Second, our diaspora ceaselessly brought home to these elites the fact that these policies had little rationale; they lived often in countries where our policies would have been laughed out of court. I recall writing an op-ed in the New York Times when Prime Minister Rajiv Gandhi was coming to the United States and I had mentioned how he represented a force for change and how the licensing system had been softened to allow for product diversification. The Times editor asked me what that meant; and I explained how the Indian licensing system had gone so far as to insist on specifying whether one produced knives or forks! The editor was incredulous: how could anyone think that good planning meant that one could not diversify production without permission? I, a member of the diaspora, did mention this at the time to several friends in the Indian government, to their chagrin. Indeed, over time, the flood of such stories coming from the diaspora helped to lay the groundwork for the abolition of the senseless licensing restrictions on capacity creation, product diversification, on import competition, that became part of the liberal reforms.

In the case of Japan, its transformation through major initiatives throughout the Meiji era was accomplished rather by sending gifted Japanese abroad to bring back ideas that were adapted to Japan’s culture and needs. In our case, the diaspora has served that function.

The Diaspora’s Achievements Abroad Contribute to India’s Image

But the diaspora has also contributed to India’s achievement of world-class status by its achievements in a variety of fields of science, arts and culture. Noting this growing trend in the United States, I once remarked that we were the next Jews of America: a high-achieving diaspora that would soon dominate the scene as the Jews, once discriminated against brutally, had managed to do. Today, that forecast has come true.

Not a day goes past when there is not a story in the major media of some notable scientific breakthrough where an Indian is a lead player. Our achievers have also made it in literature, music and films: Salman Rushdie, Zubin Mehta and Mira Nair are household names. In business, the Silicon Valley and Wall Street CEOs like Vikram Pandit are as often Indian as they are Chinese and American natives. The media also now have stars like Fareed Zakaria and Tunku Varadarajan.

Just as the Chinese have changed their traditional image as laundry operators in the United States, and one thinks instead of major architects like I.M. Pei and stellar musicians like the cellist Yo-yo Ma, we are no longer represented by the Eastern gurus like the free-love-celebrating Rajneesh - once, when I was in Pune where Rajneesh had an Ashram, the hotel had a poster which said: "Disco Dance Tonight: For Sanyasins Only" - and the dimpled Deepak Chopra who has splendid lines like: “You may think I am standing before you; but it is only a bunch of molecules” which make witless middle-aged Americans reach for their purses.

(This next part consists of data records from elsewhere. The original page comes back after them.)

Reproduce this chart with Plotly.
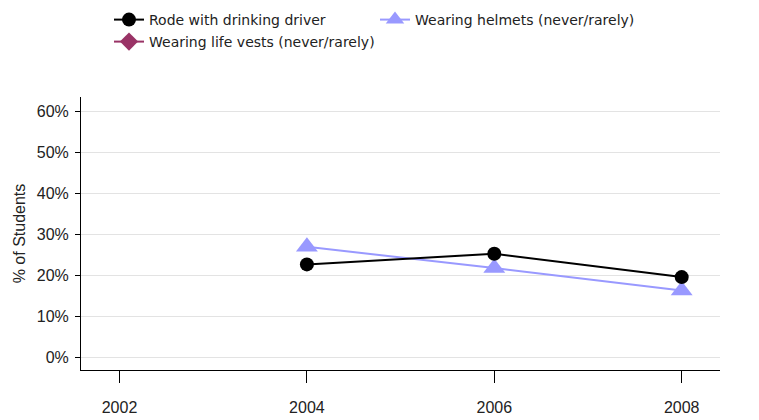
import plotly.graph_objects as go

years = [2002, 2004, 2006, 2008]
drinking_driver = [None, 0.227, 0.253, 0.196]
helmets = [None, 0.270, 0.218, 0.163]
life_vests = [None, None, None, None]
x_ticks = [2002, 2004, 2006, 2008]
y_ticks = [0, 0.1, 0.2, 0.3, 0.4, 0.5, 0.6]

L, R, T, B = 81, 39, 97, 50
PW, PH = 759 - L - R, 420 - T - B

fig = go.Figure()
fig.add_trace(go.Scatter(
    x=years, y=life_vests, name="Wearing life vests (never/rarely)",
    mode="lines+markers", line=dict(color="#993366", width=2),
    marker=dict(symbol="diamond", size=14, color="#993366"), legend="legend2"))
fig.add_trace(go.Scatter(
    x=years, y=helmets, name="Wearing helmets (never/rarely)", legendrank=2,
    mode="lines+markers", line=dict(color="#9999ff", width=2),
    marker=dict(symbol="triangle-up", size=19, color="#9999ff")))
fig.add_trace(go.Scatter(
    x=years, y=drinking_driver, name="Rode with drinking driver", legendrank=1,
    mode="lines+markers", line=dict(color="black", width=2),
    marker=dict(symbol="circle", size=14, color="black")))

legfont = dict(family="DejaVu Sans", size=14, color="#222")
axfont = dict(family="Liberation Sans", size=16, color="#222")
fig.update_layout(
    width=759, height=420,
    margin=dict(l=L, r=R, t=T, b=B, autoexpand=False),
    paper_bgcolor="white", plot_bgcolor="white",
    showlegend=True,
    legend=dict(orientation="h", x=(109 - L) / PW, y=1 + (T - 20) / PH,
                xanchor="left", yanchor="middle",
                font=legfont, entrywidth=221, traceorder="normal",
                bgcolor="rgba(0,0,0,0)"),
    legend2=dict(orientation="h", x=(109 - L) / PW, y=1 + (T - 42) / PH,
                 xanchor="left", yanchor="middle",
                 font=legfont, bgcolor="rgba(0,0,0,0)"),
    font=axfont,
)
fig.update_xaxes(
    range=[2001.589, 2008.409], tickvals=x_ticks, ticktext=[str(v) for v in x_ticks],
    showgrid=False, zeroline=False, showline=True, linecolor="black", linewidth=1,
    ticks="outside", ticklen=12, tickcolor="black", ticklabelstandoff=11,
    automargin=False, tickfont=axfont)
fig.update_yaxes(
    range=[-0.031, 0.636], tickvals=y_ticks, tickformat=".0%",
    showgrid=True, gridcolor="#e3e3e3", gridwidth=1, zeroline=False,
    showline=True, linecolor="black", linewidth=1,
    ticks="outside", ticklen=5, tickcolor="black", automargin=False,
    ticklabelstandoff=3, tickfont=axfont,
    title=dict(text="% of Students", font=axfont, standoff=7))

fig.write_html("out.html", config={"displayModeBar": False},
               post_script="document.body.style.margin='0';")
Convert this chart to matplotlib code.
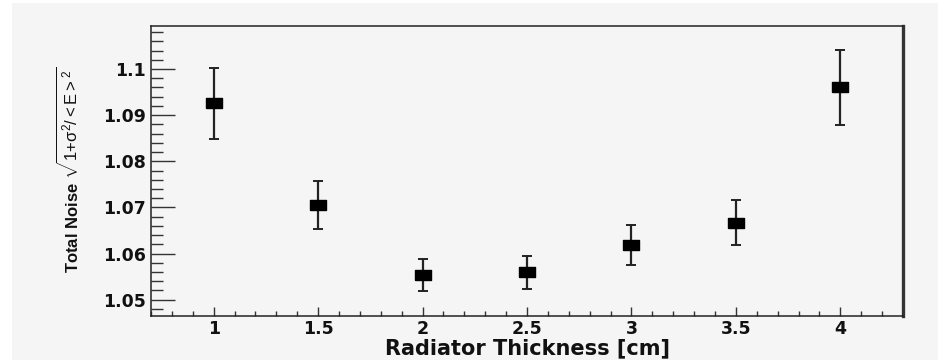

These were the dispensers of revenge on the West by the East as brilliantly portrayed in her penetrating essays in Karma Cola by Gita Mehta. No longer are they anything but boutique operators on the fringes, jostling for the America dollars with the Moonies. Today, therefore, in place of snake charmers, we charm the American public with our splendid achievements.

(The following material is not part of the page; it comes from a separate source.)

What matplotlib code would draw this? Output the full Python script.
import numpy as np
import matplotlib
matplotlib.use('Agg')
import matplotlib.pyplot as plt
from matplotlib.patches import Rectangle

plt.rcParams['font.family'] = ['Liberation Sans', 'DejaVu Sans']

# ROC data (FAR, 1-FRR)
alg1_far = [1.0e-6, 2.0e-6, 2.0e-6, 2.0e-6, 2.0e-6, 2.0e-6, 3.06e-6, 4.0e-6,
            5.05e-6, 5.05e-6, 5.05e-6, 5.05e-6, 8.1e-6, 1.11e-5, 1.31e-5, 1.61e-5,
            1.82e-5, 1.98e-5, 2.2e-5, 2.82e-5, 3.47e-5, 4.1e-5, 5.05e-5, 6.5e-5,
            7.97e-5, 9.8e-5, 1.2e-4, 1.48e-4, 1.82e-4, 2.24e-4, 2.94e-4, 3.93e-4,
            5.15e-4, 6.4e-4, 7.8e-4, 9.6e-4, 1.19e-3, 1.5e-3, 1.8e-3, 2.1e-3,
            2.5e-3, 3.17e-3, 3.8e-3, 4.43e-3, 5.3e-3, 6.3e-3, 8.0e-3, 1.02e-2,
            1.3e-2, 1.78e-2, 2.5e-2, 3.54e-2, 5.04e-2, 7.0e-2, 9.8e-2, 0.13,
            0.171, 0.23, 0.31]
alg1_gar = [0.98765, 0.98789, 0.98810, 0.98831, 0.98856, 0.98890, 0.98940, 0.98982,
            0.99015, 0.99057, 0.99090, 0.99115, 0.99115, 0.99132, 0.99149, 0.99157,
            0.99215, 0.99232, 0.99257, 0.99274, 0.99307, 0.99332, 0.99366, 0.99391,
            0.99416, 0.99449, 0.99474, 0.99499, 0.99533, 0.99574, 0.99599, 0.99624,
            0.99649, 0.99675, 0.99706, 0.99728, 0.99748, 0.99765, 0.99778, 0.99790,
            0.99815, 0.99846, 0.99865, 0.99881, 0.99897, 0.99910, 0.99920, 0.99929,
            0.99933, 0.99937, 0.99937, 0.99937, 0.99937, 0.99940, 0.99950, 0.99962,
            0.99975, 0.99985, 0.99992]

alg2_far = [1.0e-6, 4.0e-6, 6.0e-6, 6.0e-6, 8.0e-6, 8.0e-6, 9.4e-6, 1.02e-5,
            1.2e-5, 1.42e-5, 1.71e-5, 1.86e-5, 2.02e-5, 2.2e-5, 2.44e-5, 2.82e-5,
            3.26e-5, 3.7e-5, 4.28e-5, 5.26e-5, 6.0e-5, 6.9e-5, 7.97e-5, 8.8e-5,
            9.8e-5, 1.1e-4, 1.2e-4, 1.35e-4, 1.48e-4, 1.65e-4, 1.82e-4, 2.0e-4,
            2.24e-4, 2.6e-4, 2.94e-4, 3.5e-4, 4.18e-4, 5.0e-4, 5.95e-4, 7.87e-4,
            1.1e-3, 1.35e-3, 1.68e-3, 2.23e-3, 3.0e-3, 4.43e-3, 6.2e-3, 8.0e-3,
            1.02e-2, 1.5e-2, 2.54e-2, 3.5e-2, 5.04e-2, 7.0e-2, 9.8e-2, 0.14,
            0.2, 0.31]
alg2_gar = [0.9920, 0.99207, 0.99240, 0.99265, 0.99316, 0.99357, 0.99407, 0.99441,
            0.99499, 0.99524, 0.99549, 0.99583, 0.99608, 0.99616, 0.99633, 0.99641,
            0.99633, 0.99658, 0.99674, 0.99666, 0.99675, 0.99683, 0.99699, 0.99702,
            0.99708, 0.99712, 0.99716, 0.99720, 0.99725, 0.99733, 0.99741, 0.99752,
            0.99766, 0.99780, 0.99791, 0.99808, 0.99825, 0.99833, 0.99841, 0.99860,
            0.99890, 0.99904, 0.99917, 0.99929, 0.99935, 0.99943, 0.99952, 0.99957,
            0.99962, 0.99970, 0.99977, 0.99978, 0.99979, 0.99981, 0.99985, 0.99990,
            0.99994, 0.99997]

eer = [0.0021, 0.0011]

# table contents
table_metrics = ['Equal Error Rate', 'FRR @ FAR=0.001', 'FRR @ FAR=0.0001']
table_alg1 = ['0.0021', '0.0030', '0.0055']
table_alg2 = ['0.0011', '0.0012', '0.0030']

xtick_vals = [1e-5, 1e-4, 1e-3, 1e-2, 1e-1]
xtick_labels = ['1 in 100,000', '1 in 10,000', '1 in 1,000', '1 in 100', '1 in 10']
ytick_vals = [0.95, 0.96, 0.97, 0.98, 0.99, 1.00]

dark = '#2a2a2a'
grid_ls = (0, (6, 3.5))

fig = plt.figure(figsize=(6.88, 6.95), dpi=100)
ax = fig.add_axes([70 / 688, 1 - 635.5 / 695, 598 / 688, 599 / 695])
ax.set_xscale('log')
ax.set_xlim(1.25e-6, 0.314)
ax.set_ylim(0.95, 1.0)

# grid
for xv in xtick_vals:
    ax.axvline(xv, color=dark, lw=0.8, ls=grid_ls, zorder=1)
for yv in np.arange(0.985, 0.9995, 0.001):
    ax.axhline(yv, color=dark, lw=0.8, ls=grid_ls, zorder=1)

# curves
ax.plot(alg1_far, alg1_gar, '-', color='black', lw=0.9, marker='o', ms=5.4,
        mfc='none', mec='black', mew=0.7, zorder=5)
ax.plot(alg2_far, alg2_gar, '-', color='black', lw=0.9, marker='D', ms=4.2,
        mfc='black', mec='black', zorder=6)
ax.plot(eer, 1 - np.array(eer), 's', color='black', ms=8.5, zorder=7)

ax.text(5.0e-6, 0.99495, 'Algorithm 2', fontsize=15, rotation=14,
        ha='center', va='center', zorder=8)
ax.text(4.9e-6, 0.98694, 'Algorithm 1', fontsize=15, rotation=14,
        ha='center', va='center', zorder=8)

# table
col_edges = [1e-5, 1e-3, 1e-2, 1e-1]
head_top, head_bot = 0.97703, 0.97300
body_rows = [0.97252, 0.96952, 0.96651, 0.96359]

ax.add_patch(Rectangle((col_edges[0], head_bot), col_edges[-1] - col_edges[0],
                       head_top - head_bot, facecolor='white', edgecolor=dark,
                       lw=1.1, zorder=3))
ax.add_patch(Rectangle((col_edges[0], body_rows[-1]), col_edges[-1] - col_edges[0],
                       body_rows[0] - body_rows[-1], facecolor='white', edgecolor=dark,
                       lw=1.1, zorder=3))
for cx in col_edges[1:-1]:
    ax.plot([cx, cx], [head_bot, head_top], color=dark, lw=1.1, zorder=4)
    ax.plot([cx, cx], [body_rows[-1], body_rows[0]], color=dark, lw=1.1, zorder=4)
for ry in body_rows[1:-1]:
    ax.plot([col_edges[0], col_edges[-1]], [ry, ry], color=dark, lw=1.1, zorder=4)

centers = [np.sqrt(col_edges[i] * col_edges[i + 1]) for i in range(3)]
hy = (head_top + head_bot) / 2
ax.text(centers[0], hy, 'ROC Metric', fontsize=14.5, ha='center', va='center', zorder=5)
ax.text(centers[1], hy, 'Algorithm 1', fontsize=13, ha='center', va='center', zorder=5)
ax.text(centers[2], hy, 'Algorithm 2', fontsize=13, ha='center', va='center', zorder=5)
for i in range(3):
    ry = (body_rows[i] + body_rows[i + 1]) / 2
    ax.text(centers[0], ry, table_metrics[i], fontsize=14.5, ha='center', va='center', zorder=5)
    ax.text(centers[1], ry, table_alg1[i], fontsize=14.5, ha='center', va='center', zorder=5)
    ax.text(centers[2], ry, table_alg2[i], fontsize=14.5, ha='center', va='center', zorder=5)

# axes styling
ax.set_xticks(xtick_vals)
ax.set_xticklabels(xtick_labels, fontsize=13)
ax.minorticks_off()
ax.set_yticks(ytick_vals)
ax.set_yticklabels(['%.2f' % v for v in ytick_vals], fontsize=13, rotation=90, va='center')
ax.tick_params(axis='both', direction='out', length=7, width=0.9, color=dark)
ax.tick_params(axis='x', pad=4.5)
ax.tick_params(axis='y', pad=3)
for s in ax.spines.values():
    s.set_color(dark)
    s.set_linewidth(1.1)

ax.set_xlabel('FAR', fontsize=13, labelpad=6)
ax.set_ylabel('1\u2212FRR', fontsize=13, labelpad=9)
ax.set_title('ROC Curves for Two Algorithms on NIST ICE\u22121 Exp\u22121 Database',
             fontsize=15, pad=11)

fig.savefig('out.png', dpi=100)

We have also demonstrated that, if only we are given the chance and the opportunity, we can work our way to the top: a possibility that the United States, a land made by immigrants which welcomes immigrants more than any other country, offers us in spades. This too has reinforced the lesson that the diaspora has offered us directly through instruction: clearly, there was nothing special about India that doomed it to its low growth rate, not its size, not its culture, not its geography, not its history. The problem lay in our choice of wrong policies; when the policies were good, Indians could perform at the most enviable levels, second to none. The diaspora’s astonishing performance gave us therefore the shot in the arm, the confidence that had been lost by many as we sank into failure until our reforms began.